In the event of dissolution of the corporation, after payment and satisfaction of the liabilities of the corporation, the net assets of the corporation shall be distributed among persons and parties holding its respective memberships in the proportion that the interest in the common elements of the Condominium is allocated to the unit to which the membership is appurtenant.
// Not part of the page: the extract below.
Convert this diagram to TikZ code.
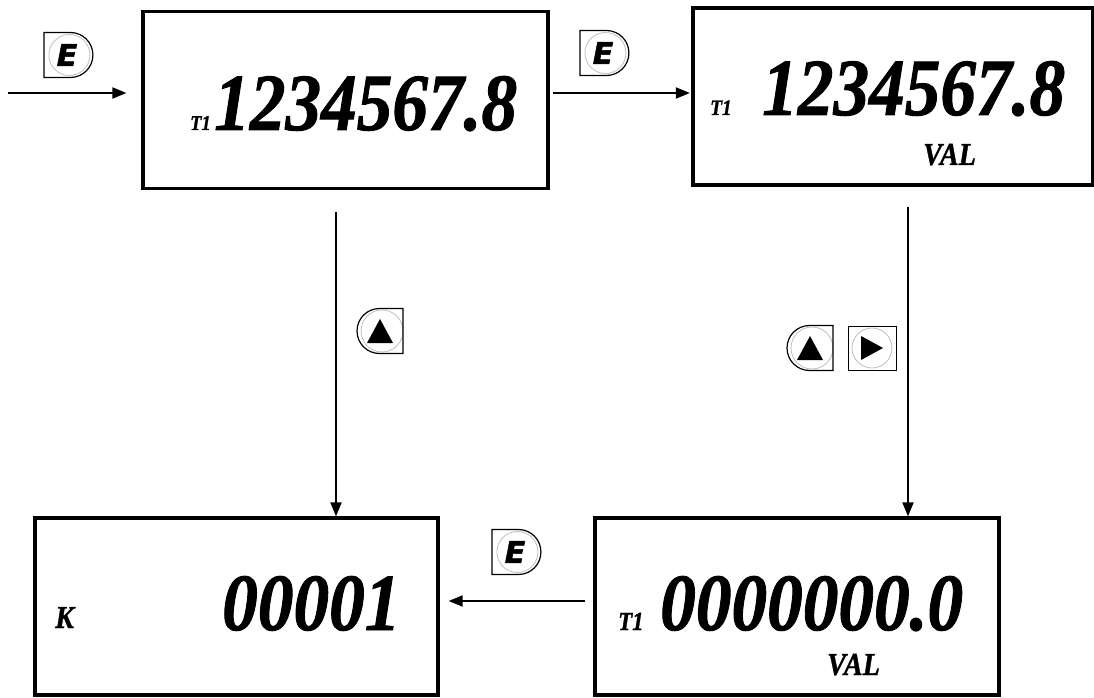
\documentclass[tikz,border=0pt]{standalone}
\usepackage{fontspec}
\usetikzlibrary{arrows.meta,positioning,calc}
\usetikzlibrary{shapes.misc}
\newfontfamily\lcdfont[FakeBold=1.2]{Liberation Serif Bold Italic}
\newfontfamily\keyfont[FakeBold=2]{DejaVu Sans Bold Oblique}
\newcommand{\lcd}[1]{\scalebox{0.88}[1]{#1}}

\tikzset{
	display/.style={draw,line width=3.2pt,minimum height=177pt,inner sep=0pt},
	digits/.style={anchor=base west,inner sep=0pt,font=\lcdfont\fontsize{81}{81}\selectfont},
	tag/.style={anchor=base west,inner sep=0pt,font=\lcdfont\fontsize{#1}{#1}\selectfont},
	arr/.style={-{Triangle[length=14pt,width=11pt]},line width=1.8pt},
	ekey/.style={rounded rectangle,rounded rectangle left arc=none,draw,line width=1.2pt,
		minimum width=49pt,minimum height=45pt,inner sep=0pt,
		font=\keyfont\fontsize{30}{30}\selectfont,
		path picture={\draw[gray!50,line width=0.8pt] ([xshift=1pt]path picture bounding box.center) circle (20.5pt);}},
	upkey/.style={rounded rectangle,rounded rectangle right arc=none,draw,line width=1.2pt,
		minimum width=46pt,minimum height=45pt,inner sep=0pt,
		path picture={\draw[gray!50,line width=0.8pt] ([xshift=2pt]path picture bounding box.center) circle (21pt);
			\fill ([yshift=12pt]path picture bounding box.center) -- ++(-13pt,-24pt) -- ++(26pt,0pt) -- cycle;}},
	rkey/.style={draw,line width=1pt,minimum width=48pt,minimum height=44pt,inner sep=0pt,
		path picture={\draw[gray!50,line width=0.8pt] (path picture bounding box.center) circle (20pt);
			\fill ([xshift=11pt]path picture bounding box.center) -- ++(-22pt,12pt) -- ++(0pt,-24pt) -- cycle;}}
}

\begin{document}
\begin{tikzpicture}[x=1pt,y=1pt]
\useasboundingbox (0,0) rectangle (1094,697);

\node[display,minimum width=405pt] (boxA) at (345.5,597) {};
\node[display,minimum width=400pt] (boxB) at (893,600.5) {};
\node[display,minimum width=403pt] (boxC) at (236.5,90.5) {};
\node[display,minimum width=404pt] (boxD) at (797,90.5) {};

\node[tag=21] (tA) at (190,567) {\lcd{T1}};
\node[digits] (numA) at (214,567) {\lcd{1234567.8}};
\node[tag=22] (tB) at (710,582) {\lcd{T1}};
\node[digits] (numB) at (762,582) {\lcd{1234567.8}};
\node[tag=32] (valB) at (923,532) {\lcd{VAL}};
\node[tag=32] (kC) at (55,69) {\lcd{K}};
\node[digits] (numC) at (222,67) {\lcd{00001}};
\node[tag=26] (tD) at (618,67) {\lcd{T1}};
\node[digits] (numD) at (660,67) {\lcd{0000000.0}};
\node[tag=32] (valD) at (827,22) {\lcd{VAL}};

\node[ekey] (eIn) at (67,642) {E};
\node[ekey] (eAB) at (603,644) {E};
\node[ekey] (eDC) at (515,145) {E};
\node[upkey] (upA) at (380,366) {};
\node[upkey] (upB) at (810,349) {};
\node[rkey] (rtB) at (872,349) {};

\coordinate (in) at (8,604);
\coordinate (downA) at (336,485);
\coordinate (downB) at (908,490);
\coordinate (back) at (585,96);

\draw[arr,shorten >=15pt] (in) -- (in -| boxA.west);
\draw[arr,shorten <=3pt,shorten >=1.5pt] (in -| boxA.east) -- (in -| boxB.west);
\draw[arr] (downA) -- (downA |- boxC.north);
\draw[arr] (downB) -- (downB |- boxD.north);
\draw[arr,shorten >=9pt] (back) -- (back -| boxC.east);

\end{tikzpicture}
\end{document}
X. INDEMNIFICATION OF OFFICERS AND DIRECTORS
No director shall be personally liable to the corporation or to any of its members for monetary damages for conduct as a director; provided that this provision shall not eliminate or limit the liability of a director for acts or omissions that involve intentional misconduct by the director or a knowing violation of law by a director or for any transaction from which the director will personally receive a benefit in money, property, or services to which the director is not legally entitled. In addition to and without limiting the foregoing, to the full extent permitted by law, each officer and director of this corporation shall be indemnified by the corporation from and on account of any liability for acts or omissions occurring during the course of business or activities undertaken on behalf of the corporation. This indemnification shall include indemnification against all costs and expenses, including attorneys' fees, litigation costs, civil penalties, fines and other charges incurred incident thereto. However, this indemnification shall not apply in any action by or on behalf of the corporation against an officer or director in which action the officer or director has been adjudged liable to the corporation or to any proceeding charging improper personal benefit to the officer or director, whether or not involving action in the officer's or director's official capacity, in which proceeding the officer or director has been adjudged liable on the basis of the officer's or director's improper receipt of a personal benefit. To the extent that it is necessary for the directors to implement this indemnification, at the request of an officer or director, the directors shall take such action as is appropriate and allowable to implement this indemnification.